I hope to get all this finished and approved by the end of the week, so we can get the program started before March.  If I were to do things differently, I would have started communication with official ResLife people last semester.

Long, Too Long America

By the looks of my schedule, you’d think college students had to work or something.  What with applying to the McNair Scholars Program, arranging plans for the drying racks, working in ResLife, and getting hired to help the Rural Sociological Society transform its newsletter into a blog, I haven’t found time to blog for myself.

However, I try to make time for poetry.  This afternoon, I found in Walt Whitman’s poem, “Long, Too Long America,” a spirit and sentiment as relevant today as it was in the 19th century.  Perhaps the meaning has changed–our wars take place far away and our men fight on abstract terms; our recession hardly leads into “direst fate.” We are, through consumption and ignorance, destroying our own environment, which devastate not only land and water in the states, but cultures and ecosystems abroad.  This is the new need for action, for America’s children to step up and take hold of their fate.

But I digress.  This poem is beautiful.

Long, too long America,
Traveling roads all even and peaceful you learn’d from joys and
prosperity only,
But now, ah now, to learn from crises of anguish, advancing,
grappling with direst fate and recoiling not,
And now to conceive and show to the world what your children
en-masse really are,
(For who except myself has yet conceiv’d what your children en-masse
really are?)

Media Awash with Laundry Racks

I’m preparing final documentation to present to the Department of Residential Life’s logistics meeting on Wednesday. Until I can get that out to you, here’s some positive press the laundry drying rack project has already received. Mizzou Magazine will also feature a short article soon.
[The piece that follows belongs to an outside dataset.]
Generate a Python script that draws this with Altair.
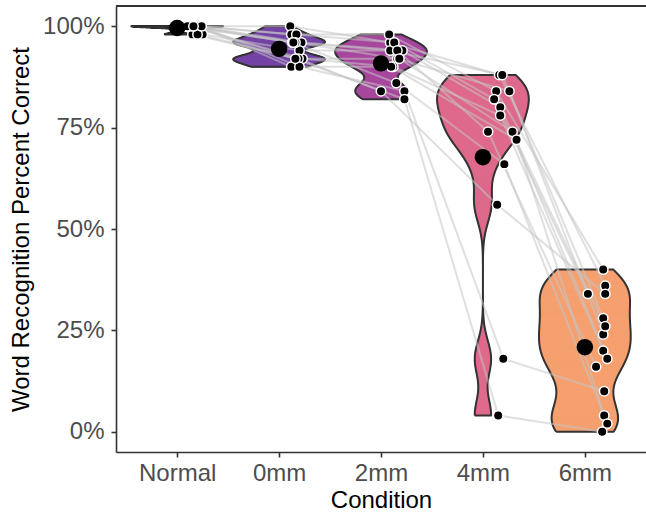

  • Sustain Mizzou Racks Up Savings – Maneater
    Long article by freshman Luke Udstuen about this first stage of implementation
  • College Laundry Goes Green: Free Drying Racks – About.com
    I think About.com is slowly creeping up in the world. A nice woman named Mary Marlowe Leverette keeps a blog on laundry there. So that’s a sure sign. Anyway, she felt my story was important enough to mention.
  • This is Leadership – Project Laundry List
    I got a Facebook/Twitter mention from the biggest line-drying non-profit in the country!

While I’m at it, Sustain Mizzou’s first general meeting received good coverage. I think this is the most accurate article about us that the Maneater’s done so far! And my personal favorite line:

Dressed as an apple, Vice President of Programming Tina Casagrand introduced the project she is heading, “Local Food for Local People,” a food drive scheduled to take place March 21 to March 27.